--- START Data for this exercise ---

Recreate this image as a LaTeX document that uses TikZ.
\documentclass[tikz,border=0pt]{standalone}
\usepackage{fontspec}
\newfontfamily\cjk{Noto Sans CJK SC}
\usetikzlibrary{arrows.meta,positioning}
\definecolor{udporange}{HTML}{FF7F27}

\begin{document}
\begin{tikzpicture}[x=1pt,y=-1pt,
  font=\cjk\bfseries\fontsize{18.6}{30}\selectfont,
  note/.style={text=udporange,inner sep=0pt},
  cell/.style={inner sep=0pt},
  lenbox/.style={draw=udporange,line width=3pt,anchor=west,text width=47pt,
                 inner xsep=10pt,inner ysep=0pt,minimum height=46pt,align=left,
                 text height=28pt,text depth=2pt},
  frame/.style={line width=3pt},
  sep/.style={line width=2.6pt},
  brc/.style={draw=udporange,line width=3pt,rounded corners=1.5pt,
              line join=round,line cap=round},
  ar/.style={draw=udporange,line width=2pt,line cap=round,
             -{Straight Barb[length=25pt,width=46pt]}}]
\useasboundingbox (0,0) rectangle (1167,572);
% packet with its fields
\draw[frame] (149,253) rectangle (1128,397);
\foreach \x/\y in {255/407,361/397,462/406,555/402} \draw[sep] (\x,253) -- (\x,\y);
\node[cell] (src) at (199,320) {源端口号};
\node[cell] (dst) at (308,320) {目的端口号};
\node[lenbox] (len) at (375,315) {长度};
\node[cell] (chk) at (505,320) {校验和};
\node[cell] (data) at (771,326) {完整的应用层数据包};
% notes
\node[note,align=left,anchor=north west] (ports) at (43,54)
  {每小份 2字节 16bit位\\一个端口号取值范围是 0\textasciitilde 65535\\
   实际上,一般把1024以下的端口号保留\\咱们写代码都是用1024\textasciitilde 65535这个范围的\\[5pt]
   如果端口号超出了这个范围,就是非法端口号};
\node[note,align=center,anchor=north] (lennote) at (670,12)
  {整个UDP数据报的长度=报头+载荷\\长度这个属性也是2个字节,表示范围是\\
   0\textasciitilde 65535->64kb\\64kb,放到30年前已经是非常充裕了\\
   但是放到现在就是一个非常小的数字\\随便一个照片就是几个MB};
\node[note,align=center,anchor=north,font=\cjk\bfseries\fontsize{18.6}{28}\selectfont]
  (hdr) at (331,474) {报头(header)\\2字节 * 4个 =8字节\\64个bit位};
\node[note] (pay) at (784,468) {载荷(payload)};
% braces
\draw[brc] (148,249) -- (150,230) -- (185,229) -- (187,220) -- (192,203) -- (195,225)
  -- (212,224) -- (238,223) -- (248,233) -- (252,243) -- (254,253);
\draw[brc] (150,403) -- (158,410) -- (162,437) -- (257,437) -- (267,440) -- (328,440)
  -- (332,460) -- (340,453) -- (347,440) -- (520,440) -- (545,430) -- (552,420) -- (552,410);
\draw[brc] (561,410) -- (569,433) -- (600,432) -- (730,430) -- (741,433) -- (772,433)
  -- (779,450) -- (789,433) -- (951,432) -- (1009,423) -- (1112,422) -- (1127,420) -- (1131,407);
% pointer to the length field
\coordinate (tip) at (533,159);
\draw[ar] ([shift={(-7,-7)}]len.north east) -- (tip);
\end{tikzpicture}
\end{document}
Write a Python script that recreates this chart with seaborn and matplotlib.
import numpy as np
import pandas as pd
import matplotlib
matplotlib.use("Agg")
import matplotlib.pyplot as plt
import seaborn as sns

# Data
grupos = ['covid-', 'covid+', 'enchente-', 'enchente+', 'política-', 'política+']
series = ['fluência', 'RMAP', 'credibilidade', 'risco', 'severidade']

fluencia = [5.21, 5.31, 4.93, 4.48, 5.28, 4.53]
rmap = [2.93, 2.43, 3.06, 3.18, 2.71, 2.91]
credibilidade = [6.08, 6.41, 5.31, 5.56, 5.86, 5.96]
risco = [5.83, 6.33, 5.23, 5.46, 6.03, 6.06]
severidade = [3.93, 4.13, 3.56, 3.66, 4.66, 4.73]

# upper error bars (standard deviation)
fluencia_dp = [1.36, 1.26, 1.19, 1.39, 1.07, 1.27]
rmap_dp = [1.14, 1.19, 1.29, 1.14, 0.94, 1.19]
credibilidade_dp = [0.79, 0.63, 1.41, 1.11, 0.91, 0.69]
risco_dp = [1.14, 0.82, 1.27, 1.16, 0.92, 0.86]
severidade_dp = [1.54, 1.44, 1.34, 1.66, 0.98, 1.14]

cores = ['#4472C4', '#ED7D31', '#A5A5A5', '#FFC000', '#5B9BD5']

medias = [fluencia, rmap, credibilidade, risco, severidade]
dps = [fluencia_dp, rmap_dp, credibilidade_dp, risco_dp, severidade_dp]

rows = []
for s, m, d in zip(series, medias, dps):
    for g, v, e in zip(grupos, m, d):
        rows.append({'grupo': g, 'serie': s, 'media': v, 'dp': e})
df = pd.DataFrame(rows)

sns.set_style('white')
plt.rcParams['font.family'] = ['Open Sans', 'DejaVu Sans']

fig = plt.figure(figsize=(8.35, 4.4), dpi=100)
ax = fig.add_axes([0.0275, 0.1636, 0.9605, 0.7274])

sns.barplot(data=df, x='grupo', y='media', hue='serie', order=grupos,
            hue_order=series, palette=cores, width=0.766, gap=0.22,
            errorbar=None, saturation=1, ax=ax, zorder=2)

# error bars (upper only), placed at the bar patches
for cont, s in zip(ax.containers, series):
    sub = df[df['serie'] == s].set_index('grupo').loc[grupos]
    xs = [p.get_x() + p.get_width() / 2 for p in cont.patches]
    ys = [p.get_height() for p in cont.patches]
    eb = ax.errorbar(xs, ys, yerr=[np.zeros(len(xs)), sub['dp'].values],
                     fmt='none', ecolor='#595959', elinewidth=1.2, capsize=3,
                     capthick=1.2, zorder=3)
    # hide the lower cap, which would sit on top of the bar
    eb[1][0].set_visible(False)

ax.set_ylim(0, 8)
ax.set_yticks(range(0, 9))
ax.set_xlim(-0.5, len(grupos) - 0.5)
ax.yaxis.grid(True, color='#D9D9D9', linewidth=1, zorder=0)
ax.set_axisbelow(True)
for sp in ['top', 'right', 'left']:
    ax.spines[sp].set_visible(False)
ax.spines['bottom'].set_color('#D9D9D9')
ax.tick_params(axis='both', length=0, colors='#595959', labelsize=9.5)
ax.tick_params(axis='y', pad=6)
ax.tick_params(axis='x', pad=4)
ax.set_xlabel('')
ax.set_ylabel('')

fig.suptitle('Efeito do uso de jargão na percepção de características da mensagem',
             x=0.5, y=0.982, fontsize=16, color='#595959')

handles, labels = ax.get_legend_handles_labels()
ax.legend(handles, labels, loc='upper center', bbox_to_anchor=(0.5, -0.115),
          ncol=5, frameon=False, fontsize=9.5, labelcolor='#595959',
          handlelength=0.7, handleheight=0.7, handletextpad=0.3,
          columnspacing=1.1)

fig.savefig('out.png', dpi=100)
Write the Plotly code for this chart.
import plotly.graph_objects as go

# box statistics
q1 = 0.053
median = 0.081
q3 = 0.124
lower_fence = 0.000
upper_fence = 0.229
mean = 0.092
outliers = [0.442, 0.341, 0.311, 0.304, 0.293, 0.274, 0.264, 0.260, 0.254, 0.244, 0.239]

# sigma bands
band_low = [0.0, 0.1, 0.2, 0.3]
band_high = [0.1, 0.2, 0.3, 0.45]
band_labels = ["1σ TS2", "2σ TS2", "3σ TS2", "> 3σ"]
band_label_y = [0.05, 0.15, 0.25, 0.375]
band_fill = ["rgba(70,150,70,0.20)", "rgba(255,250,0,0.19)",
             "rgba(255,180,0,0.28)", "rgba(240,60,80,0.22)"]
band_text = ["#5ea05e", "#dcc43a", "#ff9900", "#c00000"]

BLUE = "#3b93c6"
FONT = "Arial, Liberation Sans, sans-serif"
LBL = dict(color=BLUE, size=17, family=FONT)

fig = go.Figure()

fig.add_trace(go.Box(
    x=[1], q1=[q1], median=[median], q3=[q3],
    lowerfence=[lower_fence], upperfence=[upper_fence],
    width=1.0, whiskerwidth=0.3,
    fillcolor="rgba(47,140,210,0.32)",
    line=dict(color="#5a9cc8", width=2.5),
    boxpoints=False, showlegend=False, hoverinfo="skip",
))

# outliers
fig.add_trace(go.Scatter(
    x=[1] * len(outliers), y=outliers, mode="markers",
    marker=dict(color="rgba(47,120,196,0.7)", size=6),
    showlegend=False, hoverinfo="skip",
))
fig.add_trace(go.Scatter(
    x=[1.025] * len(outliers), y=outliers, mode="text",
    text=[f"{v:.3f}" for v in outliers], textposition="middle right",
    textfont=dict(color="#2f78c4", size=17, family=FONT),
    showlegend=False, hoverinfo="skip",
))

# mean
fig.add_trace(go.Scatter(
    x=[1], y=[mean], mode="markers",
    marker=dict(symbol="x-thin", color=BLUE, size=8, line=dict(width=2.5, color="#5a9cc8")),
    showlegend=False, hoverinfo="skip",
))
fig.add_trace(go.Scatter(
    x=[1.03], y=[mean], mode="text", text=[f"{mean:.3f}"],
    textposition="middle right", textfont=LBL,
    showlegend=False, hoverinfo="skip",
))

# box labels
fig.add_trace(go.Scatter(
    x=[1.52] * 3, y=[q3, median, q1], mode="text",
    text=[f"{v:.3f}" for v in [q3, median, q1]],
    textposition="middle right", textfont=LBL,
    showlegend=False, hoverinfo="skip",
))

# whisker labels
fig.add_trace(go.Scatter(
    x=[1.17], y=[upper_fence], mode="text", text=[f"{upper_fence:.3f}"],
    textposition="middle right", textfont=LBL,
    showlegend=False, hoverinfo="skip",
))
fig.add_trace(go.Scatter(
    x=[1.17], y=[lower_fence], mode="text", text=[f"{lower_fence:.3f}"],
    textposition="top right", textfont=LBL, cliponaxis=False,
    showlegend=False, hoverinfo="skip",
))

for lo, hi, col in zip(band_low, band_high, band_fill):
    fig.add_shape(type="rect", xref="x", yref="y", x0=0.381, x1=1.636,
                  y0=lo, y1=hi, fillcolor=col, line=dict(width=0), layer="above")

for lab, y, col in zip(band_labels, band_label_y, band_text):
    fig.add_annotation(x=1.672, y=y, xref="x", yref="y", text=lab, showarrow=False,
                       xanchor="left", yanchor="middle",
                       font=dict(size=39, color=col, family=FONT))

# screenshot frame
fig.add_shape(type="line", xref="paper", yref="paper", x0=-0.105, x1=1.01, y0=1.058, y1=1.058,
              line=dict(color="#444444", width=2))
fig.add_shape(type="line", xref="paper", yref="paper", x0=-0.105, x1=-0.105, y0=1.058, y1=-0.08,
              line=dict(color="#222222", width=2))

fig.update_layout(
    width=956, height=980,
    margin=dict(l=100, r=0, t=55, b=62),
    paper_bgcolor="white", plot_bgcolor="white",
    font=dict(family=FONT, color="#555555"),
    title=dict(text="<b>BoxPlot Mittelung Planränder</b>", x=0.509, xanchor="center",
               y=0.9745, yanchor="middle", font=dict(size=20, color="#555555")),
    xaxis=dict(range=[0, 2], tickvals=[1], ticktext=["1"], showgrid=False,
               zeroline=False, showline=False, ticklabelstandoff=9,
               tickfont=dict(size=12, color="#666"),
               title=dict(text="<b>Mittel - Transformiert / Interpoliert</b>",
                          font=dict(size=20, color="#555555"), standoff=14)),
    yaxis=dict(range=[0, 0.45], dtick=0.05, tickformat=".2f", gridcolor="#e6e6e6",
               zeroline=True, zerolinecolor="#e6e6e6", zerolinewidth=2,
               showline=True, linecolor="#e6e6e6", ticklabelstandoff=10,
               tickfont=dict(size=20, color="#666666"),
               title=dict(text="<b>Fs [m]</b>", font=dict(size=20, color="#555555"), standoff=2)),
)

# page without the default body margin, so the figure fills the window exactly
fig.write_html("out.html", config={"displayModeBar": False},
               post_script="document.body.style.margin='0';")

--- END Data for this exercise ---

• [Your instructions]:
Each line from the line containing "Write the Plotly code for this chart." through the line containing "0.254, 0.244, 0.239]" is to be transcribed exactly, and no other line.

• [Solution to this exercise]:
Write the Plotly code for this chart.
import plotly.graph_objects as go

# box statistics
q1 = 0.053
median = 0.081
q3 = 0.124
lower_fence = 0.000
upper_fence = 0.229
mean = 0.092
outliers = [0.442, 0.341, 0.311, 0.304, 0.293, 0.274, 0.264, 0.260, 0.254, 0.244, 0.239]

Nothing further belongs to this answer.